Astro D

Japan


International Sat. n°:

Japanese satellite n°: 68

Also called Asuka or ASCA (Advanced Satellite for Cosmology and Astrophysics)

Launch data:

Designation 22521 / 93011A
Launch date 20 Feb 1993 at 02:00 UT
Launch siteKagoshima
Launch vehicleMu-3S-2
Mission Scientific:X-ray astronomy
Earth orbit:
Perigee/Apogee 538/645 km
Inclination 31.1°
Period 96.5 min
Mass at launch 420 kg

First truly telescopic telecope in space and first Japanese X-ray imaging telescope (its previous X-ray satellites have carried x-ray detectors without focussing optics).

Specifications

Prime contractor Nagoya's university and the Goddard Space Flight Center
OperatorISAS
Platform  
Mass at launch 420 kg
Mass in orbit  
Dimension 1.2 m diameter x 2.8 m long (4 m deployed)
Solar array  
Stabilization  
DC power BOL: 600 W

Is equipped with 4 focal mirrors of 3.5 m and CCD detectors. The sensitiveness should be 100 times greater than HEAO 2. It carries CCD detectors and an imaging proportional counter. The spacecraft is sensitive to the 0.5-12 keV energy range. The Asuka telescope has a 30 arcmin field of view and 2 arcmin spatial resolution.

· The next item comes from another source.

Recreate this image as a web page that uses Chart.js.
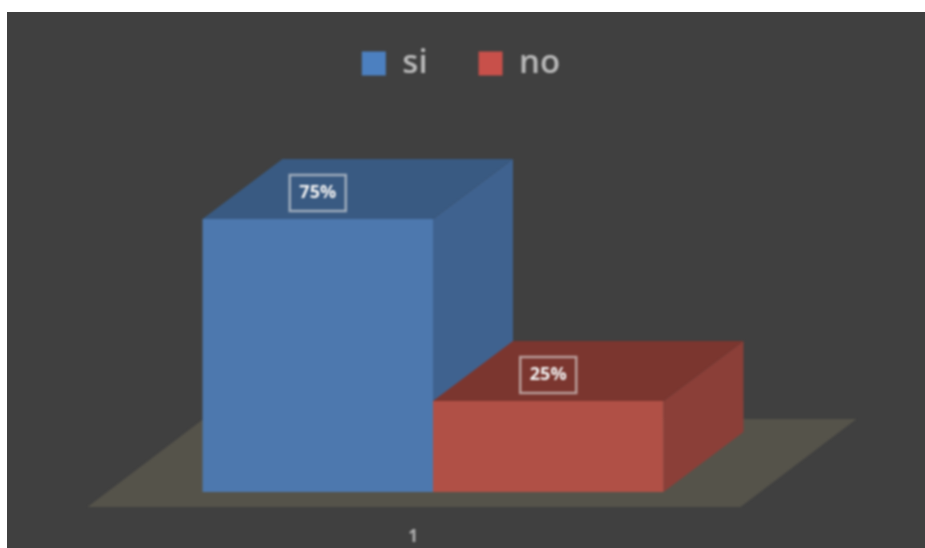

Telemetry: 2256.22 MHz (playback: 262144 bps, via DSN)

End of life

Out of service 15 Jul 2000
Cause The solar pannels were not aligned towards the Sun, lost attitude
Decay 02 Mar 2001 - ~05:17 UT

It operated from Feb 1993 to Jul 2000 and made observations of the hard X-ray sky with CCD imagers and a foil-type set of X-ray telescopes.